Let us examine the nature of a third party donee-beneficiary contract. The very word “donee” connotes a gift. A third party donee-beneficiary contract is one means of effecting a gift. It cannot be used as a vehicle for passing property at death, without regard for the requirements of the statute of wills. There is no authority, to my knowledge, which attempts to divorce such type contracts from all other fields of law, or which holds that they shall be given effect regardless of whether or not a contract interest vests during the lifetime of the donor.
It is fundamental that a valid gift inter vivos can be completed by delivery to another person for the benefit of the donee. But it is equally fundamental that in such a case the donor must irrevocably divest himself of dominion and control over the subject matter of the gift. In the present case, Mr. Sherlock expressly retained control and dominion over the funds during his lifetime, and the transaction must, then, fail both as an abortive attempt to make a gift inter *556vivos as well as an abortive attempt to make a testamentary-disposition of the funds.

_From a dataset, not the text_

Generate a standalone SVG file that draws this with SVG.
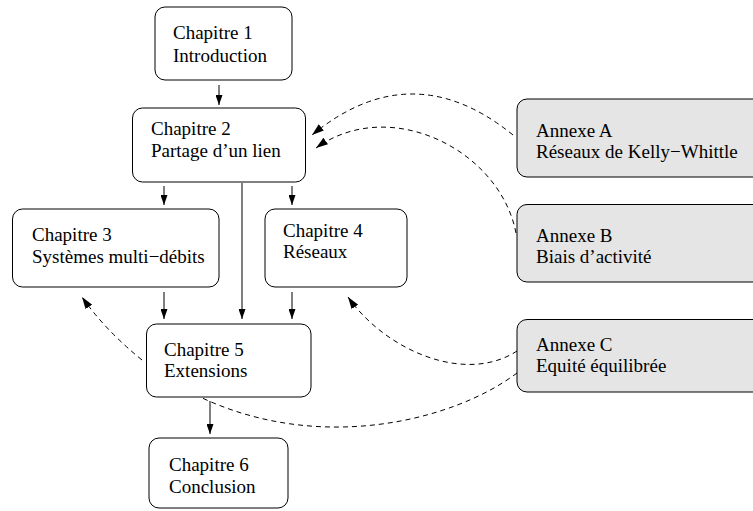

By the decision in this case, it is held .for the first time that the owner of personal property may avoid probate proceedings and the expense of administering his estate by the simple expedient of reducing his assets to cash and entering into a contract with a bank, insurance company or individual (similar in form to the supplementary contract here involved), while still retaining control over the money during his lifetime.
If such a revolutionary change is to be made in this state in the method of transmitting property at death, which has heretofore been recognized as exclusive, only the legislature should make it effective. It surely did not amend or repeal the statute of wills by enacting the section of the insurance code (RCW 48.23.300) which is quoted in the majority opinion.
I think that the judgment should be reversed with instructions to direct the payment of this money to appellant as executor of Mr. Sherlock’s estate.
Schwellenbach, C. J., and Weaver, J., concur with Don-worth, J.